Kurangnya ahli asing di bidang ini menyebabkan upaya bantuan menjadi kacau dan tidak merata, kata organisasi bantuan. Tanpa mereka, hampir mustahil untuk menilai kebutuhan para penyintas atau membangun sistem yang bisa diterapkan dalam respons bencana normal, kata kelompok tersebut.
Federasi Internasional Perhimpunan Palang Merah dan Bulan Sabit Merah menunggu hingga Senin untuk mendapatkan persetujuan pemerintah untuk mengirim enam ahli asing ke lapangan guna membantu mengelola fasilitas pengolahan airnya. Hingga saat ini, pihaknya hanya mampu menyediakan air bersih bagi 5.000 orang setiap harinya.

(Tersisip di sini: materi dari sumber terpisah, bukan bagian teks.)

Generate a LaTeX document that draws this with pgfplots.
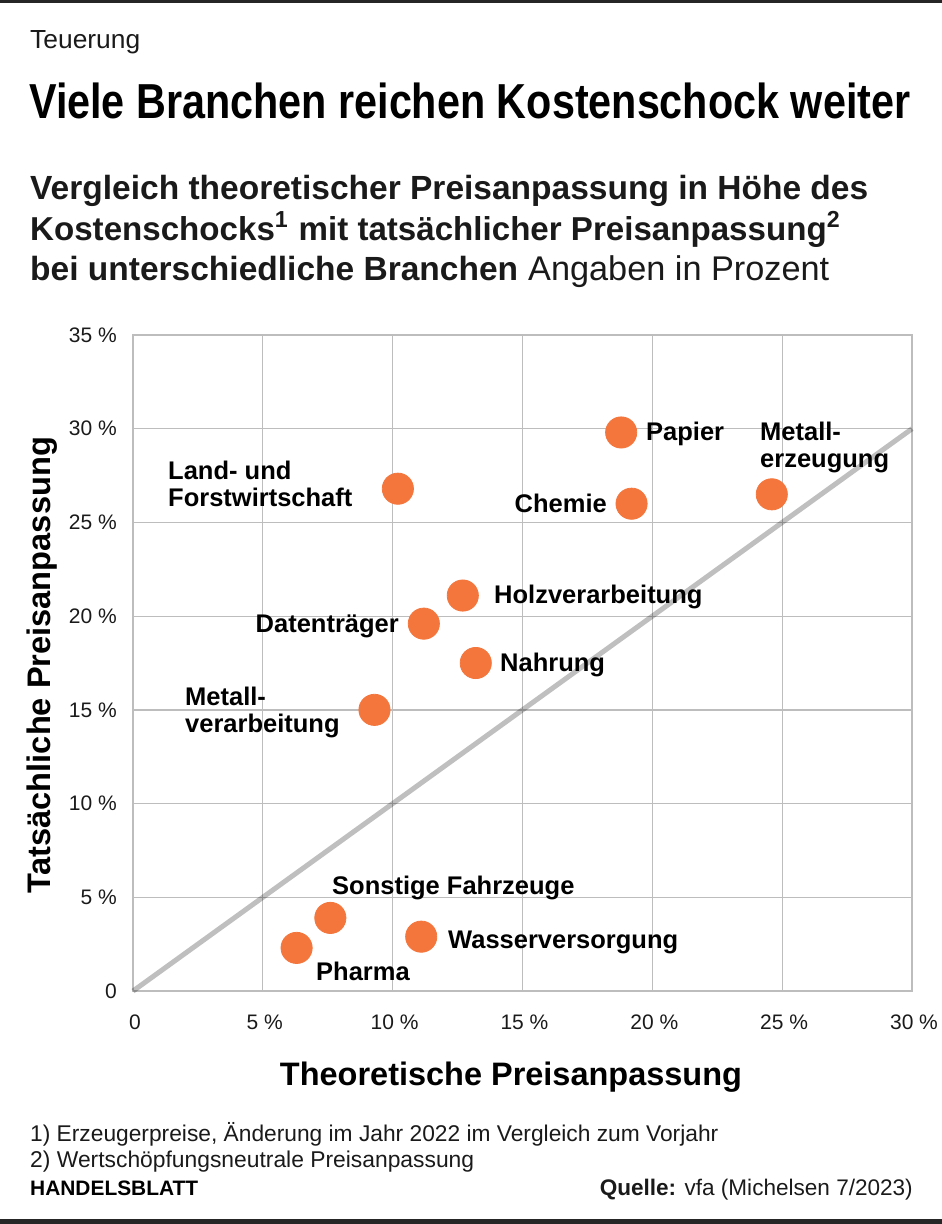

“Jauh lebih mudah mendapatkan pasokan medis, air bersih, insinyur dan konsultan psikologis dalam bulan pertama di lapangan di Aceh,” kata juru bicara IFRC France Hurtubise. “Sumber daya manusia dan keahlian masih menjadi tantangan di Burma.”
Satu tanda kecil kemajuan terlihat pada hari Senin: kecuali di daerah yang paling terkena dampak topan, sebagian besar sekolah dibuka sesuai jadwal pada akhir masa istirahat yang dimulai pada bulan Maret.
Dalam banyak kasus, gedung sekolah masih kehilangan jendela dan sebagian atapnya hilang, namun UNICEF dan pakar pendidikan lainnya sepakat bahwa mengembalikan anak-anak ke sekolah sesegera mungkin adalah bagian penting dari proses penyembuhan.